Davina met Ontario-based couple Susan and Chris Ellerton, who as teenage sweethearts, gave up their son Anthony for adoption. Then there was Paul Wright, a former soldier who had lost contact with his German-born daughter Karina. Adoption red tape and name changes had thwarted obvious channels, so the families had given over their stories.

All shared their tales with admirable frankness: “You can look back at your life and mine’s got this little piece taken out. It’s just missing,” said Paul. “I need to know that he’s been OK and that he forgives us for what we did,” Susan told us. We willed the reunions to go the right way. And they did, no thanks to the presenters whose role at times felt voyeuristic. “You’re clearly thinking it through,” said Campbell, unnecessarily, as he told Andrew (Anthony’s adopted name) about his parents’ search. Brow furrowed, speaking in quiet monotone, Campbell (adopted himself) came across robotic in efforts to give his subject the floor.

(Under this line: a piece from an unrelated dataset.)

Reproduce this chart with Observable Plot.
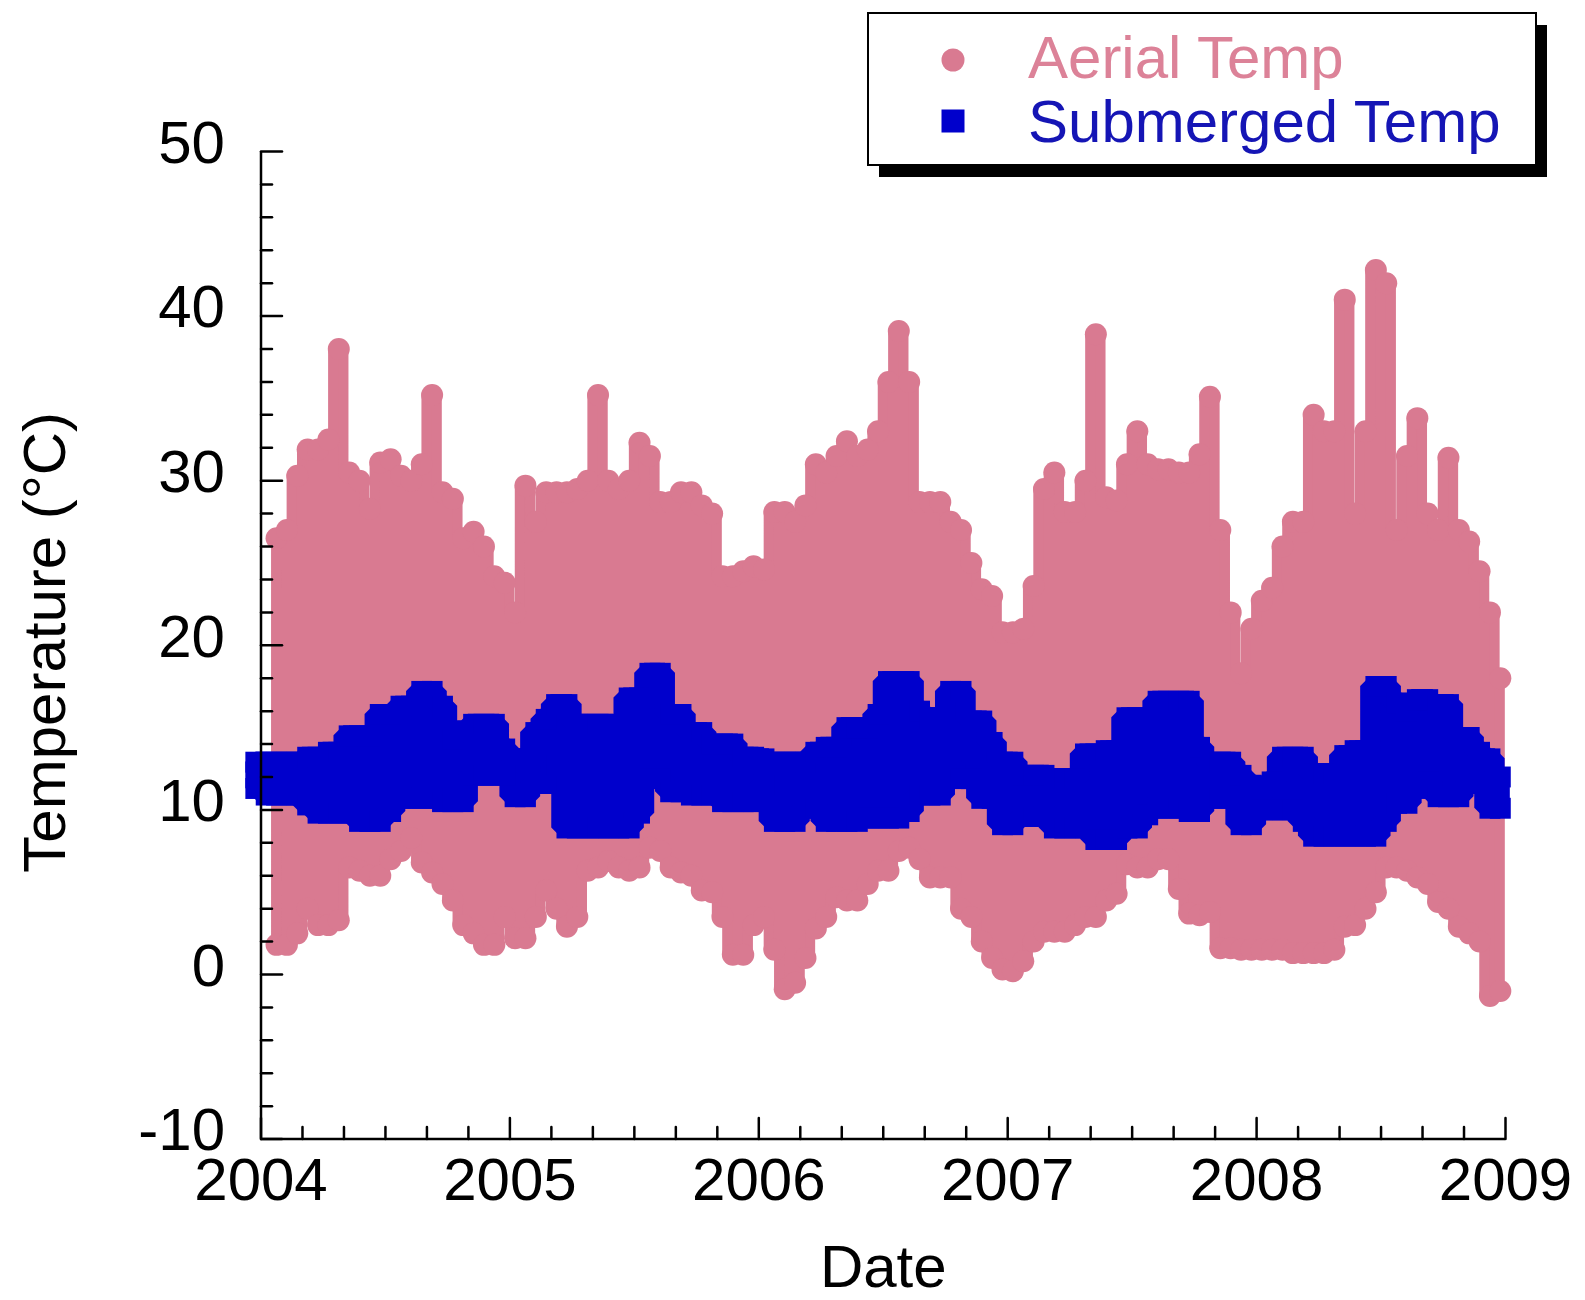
<!DOCTYPE html>
<html>
<head>
<meta charset="utf-8">
<script src="https://cdn.jsdelivr.net/npm/d3@7"></script>
<script src="https://cdn.jsdelivr.net/npm/@observablehq/plot@0.6"></script>
<style>
  body { margin: 0; background: #fff; }
  #wrap { position: relative; width: 1585px; height: 1300px; overflow: hidden; }
  #wrap svg { position: absolute; left: 0; top: 0; }
</style>
</head>
<body>
<div id="wrap"></div>
<script>
// ---- Data (half-month bins, °C) ----
const years = [2004, 2005, 2006, 2007, 2008];
const binsPerYear = 24;

// Aerial temperature: lowest and highest reading in each half-month bin
const aerialHigh2004 = [null, 26.5, 27, 30.3, 31.9, 31.9, 32.5, 38.0, 30.5, 30, 28.3, 31.1, 31.3, 30.3, 30, 31, 35.2, 29.3, 28.9, 26.5, 26.9, 26, 24.2, 23.8];
const aerialLow2004  = [null, 1.8, 1.8, 2.5, 4.0, 3.0, 3.0, 3.3, 6.5, 6.3, 6.0, 6.0, 7.0, 7.5, 8.3, 6.8, 6.2, 5.5, 4.5, 3.0, 2.5, 1.8, 1.8, 3.5];
const aerialHigh2005 = [22, 29.7, 27.5, 29.3, 29.3, 29.3, 29.5, 30, 35.2, 30, 29.5, 30, 32.3, 31.5, 28.7, 28.7, 29.3, 29.3, 28.5, 28, 24.2, 24.2, 24.5, 24.8];
const aerialLow2005  = [2.2, 2.2, 3.5, 5.1, 4.0, 2.9, 3.5, 6.3, 6.5, 6.9, 6.5, 6.3, 6.5, 7.7, 7.5, 6.5, 6.2, 6.0, 5.1, 5.0, 3.5, 1.2, 1.2, 3.0];
const aerialHigh2006 = [24.6, 28.1, 28.1, 27.5, 28.5, 31.0, 30.5, 31.5, 32.4, 31.5, 31.9, 33, 36, 39.1, 36, 28.7, 28.7, 28.7, 27.5, 27.0, 25, 23.4, 23, 20.8];
const aerialLow2006  = [3.5, 1.5, -0.9, -0.5, 1.0, 2.8, 3.5, 4.7, 4.5, 4.5, 5.5, 6.3, 6.3, 7.5, 7.7, 7.0, 5.9, 5.9, 5.9, 4.0, 3.5, 2.0, 1.0, 0.3];
const aerialHigh2007 = [20.8, 21, 23.6, 29.5, 30.5, 28.1, 28.1, 30, 38.9, 29, 28.8, 31, 33.0, 31, 30.7, 30.7, 30.5, 30.5, 31.6, 35.1, 27, 22, 18.3, 21];
const aerialLow2007  = [0.2, 0.8, 2.0, 2.6, 2.6, 2.6, 3.0, 3.5, 3.5, 4.5, 4.9, 6.7, 6.5, 6.5, 7.0, 7.0, 5.2, 3.7, 3.6, 3.8, 1.6, 1.6, 1.5, 1.5];
const aerialHigh2008 = [22.7, 23.5, 26, 27.5, 27.5, 34.0, 33, 33, 41.0, 28, 33, 42.8, 42, 27, 31.5, 33.8, 28, 27, 31.4, 27, 26.3, 24.5, 22, 18];
const aerialLow2008  = [1.5, 1.5, 1.5, 1.3, 1.3, 1.3, 1.3, 1.5, 2.9, 3.0, 4.0, 5.0, 6.5, 6.5, 6.3, 5.9, 5.5, 4.4, 4.0, 2.9, 2.5, 2.0, -1.3, -1.0];

// Submerged temperature: lowest and highest reading in each half-month bin
const submergedLead = {year: 2003, bin: 23, low: 11.3, high: 12.9}; // last bin of Dec 2003
const submergedHigh2004 = [12.9, 12.9, 12.9, 12.9, 13.2, 13.2, 13.5, 13.5, 14.5, 14.5, 14.5, 15.8, 15.8, 16.3, 16.3, 17.2, 17.2, 16.3, 14.3, 14.8, 15.2, 15.2, 15.2, 13.7];
const submergedLow2004  = [10.9, 10.9, 10.9, 10.9, 10.3, 9.8, 9.8, 9.8, 9.8, 9.3, 9.3, 9.3, 9.9, 10.7, 10.7, 10.7, 10.7, 10.5, 10.5, 10.5, 12.1, 12.1, 12.1, 12.1];
const submergedHigh2005 = [13.1, 13.1, 14.7, 15.5, 16.4, 16.4, 15.2, 15.2, 15.2, 15.2, 14.7, 16.8, 16.8, 18.3, 18.3, 15.8, 15.8, 14.7, 14.7, 14.0, 14.0, 14.0, 13.2, 13.2];
const submergedLow2005  = [10.8, 10.8, 11.6, 11.6, 12.7, 8.9, 8.9, 8.9, 8.9, 8.9, 8.9, 8.9, 9.8, 11.9, 11.9, 11.1, 11.1, 10.9, 10.9, 10.9, 10.5, 10.5, 10.5, 10.5];
const submergedHigh2006 = [13.1, 12.9, 12.9, 12.9, 12.9, 13.5, 13.8, 13.8, 15.0, 15.0, 15.0, 15.8, 17.8, 17.8, 17.8, 16.0, 15.6, 15.6, 17.2, 17.2, 15.4, 15.4, 14.1, 12.9];
const submergedLow2006  = [11.5, 9.3, 9.3, 9.3, 10.1, 10.1, 9.3, 9.3, 9.3, 9.3, 9.5, 9.5, 9.5, 9.5, 9.9, 10.9, 10.9, 10.9, 12.7, 11.9, 11.9, 10.7, 10.7, 9.1];
const submergedHigh2007 = [12.9, 12.1, 12.1, 12.1, 11.9, 11.9, 11.9, 13.4, 13.4, 13.6, 13.6, 15.6, 15.6, 15.6, 16.6, 16.6, 16.6, 16.6, 13.8, 12.9, 12.9, 12.9, 12.1, 11.5];
const submergedLow2007  = [9.1, 9.6, 9.6, 9.6, 8.9, 8.9, 8.9, 8.9, 8.2, 8.2, 8.2, 8.9, 8.9, 9.7, 10.1, 10.1, 10.1, 9.9, 9.9, 10.7, 10.7, 10.7, 9.1, 9.1];
const submergedHigh2008 = [11.4, 11.7, 13.2, 13.2, 13.2, 12.2, 12.2, 12.2, 13.3, 13.6, 13.6, 17.5, 17.5, 16.5, 16.0, 16.7, 16.7, 16.4, 16.4, 14.4, 14.4, 13.5, 13.1, 12.0];
const submergedLow2008  = [10.0, 10.0, 10.0, 10.0, 9.3, 8.4, 8.4, 8.4, 8.4, 8.4, 8.4, 8.4, 9.3, 10.4, 10.4, 11.3, 11.7, 10.8, 10.8, 10.8, 11.6, 11.6, 10.1, 10.1];

// Axis ticks and labels
const xTickLabels = [2004, 2005, 2006, 2007, 2008, 2009];
const yTickLabels = [-10, 0, 10, 20, 30, 40, 50];
const xTitle = "Date";
const yTitle = "Temperature (°C)";
const seriesNames = ["Aerial Temp", "Submerged Temp"];

// ---- Build tables ----
const aerialHigh = [aerialHigh2004, aerialHigh2005, aerialHigh2006, aerialHigh2007, aerialHigh2008];
const aerialLow = [aerialLow2004, aerialLow2005, aerialLow2006, aerialLow2007, aerialLow2008];
const submergedHigh = [submergedHigh2004, submergedHigh2005, submergedHigh2006, submergedHigh2007, submergedHigh2008];
const submergedLow = [submergedLow2004, submergedLow2005, submergedLow2006, submergedLow2007, submergedLow2008];

function binRows(lows, highs) {
  const rows = [];
  years.forEach((yr, k) => {
    highs[k].forEach((h, i) => {
      rows.push({x: yr + (i + 0.5) / binsPerYear, lo: lows[k][i], hi: h});
    });
  });
  return rows;
}
const aerial = binRows(aerialLow, aerialHigh);
const submerged = [{x: submergedLead.year + (submergedLead.bin + 0.5) / binsPerYear, lo: submergedLead.low, hi: submergedLead.high}]
  .concat(binRows(submergedLow, submergedHigh));

const yMinor = d3.range(-10, 50.01, 2).filter(v => v % 10 !== 0);
const xMinor = d3.range(0, 30).map(k => 2004 + k / 6).filter((v, k) => k % 6 !== 0);

const PINK = "#d97a91";
const BLUE = "#0000cc";
const FONT = "'Liberation Sans', Arial, Helvetica, sans-serif";
const tickShape = {draw(ctx, l) { ctx.moveTo(0, 0); ctx.lineTo(0, -l); }};

const chart = Plot.plot({
  width: 1585,
  height: 1300,
  marginLeft: 260.5,
  marginRight: 80,
  marginTop: 151,
  marginBottom: 161.4,
  x: {domain: [2004, 2009]},
  y: {domain: [-10, 50]},
  style: {fontFamily: FONT, fontSize: "60px", background: "white", color: "black", overflow: "visible"},
  marks: [
    // Aerial (band of markers: outlined step band plus round markers at the extremes)
    Plot.areaY(aerial, {x: "x", y1: "lo", y2: "hi", curve: "step", fill: PINK, stroke: PINK, strokeWidth: 10, strokeLinejoin: "round"}),
    Plot.dot(aerial, {x: "x", y: "hi", r: 11, fill: PINK}),
    Plot.dot(aerial, {x: "x", y: "lo", r: 11, fill: PINK}),
    // Submerged (square markers)
    Plot.areaY(submerged, {x: "x", y1: "lo", y2: "hi", curve: "step", fill: BLUE, stroke: BLUE, strokeWidth: 20, strokeLinejoin: "miter"}),
    Plot.dot(submerged, {x: "x", y: "hi", r: 11.8, symbol: "square", fill: BLUE}),
    Plot.dot(submerged, {x: "x", y: "lo", r: 11.8, symbol: "square", fill: BLUE}),
    // Axis lines
    Plot.ruleX([2004], {y1: -10, y2: 50, stroke: "black", strokeWidth: 2.5}),
    Plot.ruleY([-10], {x1: 2004, x2: 2009, stroke: "black", strokeWidth: 2.5}),
    // Inward ticks
    Plot.vector(yTickLabels, {x: 2004, y: d => d, length: 21, rotate: 90, anchor: "start", shape: tickShape, stroke: "black", strokeWidth: 2.5}),
    Plot.vector(yMinor, {x: 2004, y: d => d, length: 11, rotate: 90, anchor: "start", shape: tickShape, stroke: "black", strokeWidth: 2.5}),
    Plot.vector(xTickLabels, {x: d => d, y: -10, length: 21, rotate: 0, anchor: "start", shape: tickShape, stroke: "black", strokeWidth: 2.5}),
    Plot.vector(xMinor, {x: d => d, y: -10, length: 12, rotate: 0, anchor: "start", shape: tickShape, stroke: "black", strokeWidth: 2.5}),
    // Tick labels
    Plot.axisY({ticks: yTickLabels, tickFormat: d => String(d), tickSize: 0, tickPadding: 36, dy: -8, label: null, fontSize: 60}),
    Plot.axisX({ticks: xTickLabels, tickFormat: d => String(d), tickSize: 0, tickPadding: 18, label: null, fontSize: 60}),
    // Titles
    Plot.text([yTitle], {frameAnchor: "left", textAnchor: "middle", lineAnchor: "middle", dx: -215, dy: -3, rotate: -90, fontSize: 60, fill: "black"}),
    Plot.text([xTitle], {frameAnchor: "bottom", textAnchor: "middle", lineAnchor: "middle", dy: 129, fontSize: 60, fill: "black"})
  ]
});
document.getElementById("wrap").appendChild(chart);

// ---- Legend ----
const ns = "http://www.w3.org/2000/svg";
const lg = document.createElementNS(ns, "svg");
lg.setAttribute("width", 1585);
lg.setAttribute("height", 200);
lg.style.pointerEvents = "none";
function el(tag, attrs, text) {
  const e = document.createElementNS(ns, tag);
  for (const k in attrs) e.setAttribute(k, attrs[k]);
  if (text) e.textContent = text;
  lg.appendChild(e);
  return e;
}
el("rect", {x: 879, y: 25, width: 668, height: 152, fill: "black"});
el("rect", {x: 868, y: 13, width: 668, height: 152, fill: "white", stroke: "black", "stroke-width": 2});
el("circle", {cx: 953, cy: 60, r: 11.5, fill: PINK});
el("rect", {x: 941.5, y: 109.5, width: 23, height: 23, fill: BLUE});
el("text", {x: 1028, y: 78, fill: "#dc8298", "font-family": FONT, "font-size": 60}, seriesNames[0]);
el("text", {x: 1028, y: 142, fill: "#1515b5", "font-family": FONT, "font-size": 60}, seriesNames[1]);
document.getElementById("wrap").appendChild(lg);
</script>
</body>
</html>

Likewise, as Chris sobbed off camera on hearing news of his first-born, Davina’s huggy mum persona felt intrusive. Then again, grown men weeping made good television. What we were watching was raw, human drama. Yet that clearly wasn’t enough for producers. They tried to inject more with the filming: freezing landscapes, moody sunsets and subjects staring into the bleakly picturesque distance had something of the Nordic noirs about them. But none mattered, really, this was about the families. “I have waited so long for this moment. A weight has lifted from my heart,” said Karina after meeting Paul. I bet 99 per cent of viewers shed a tear.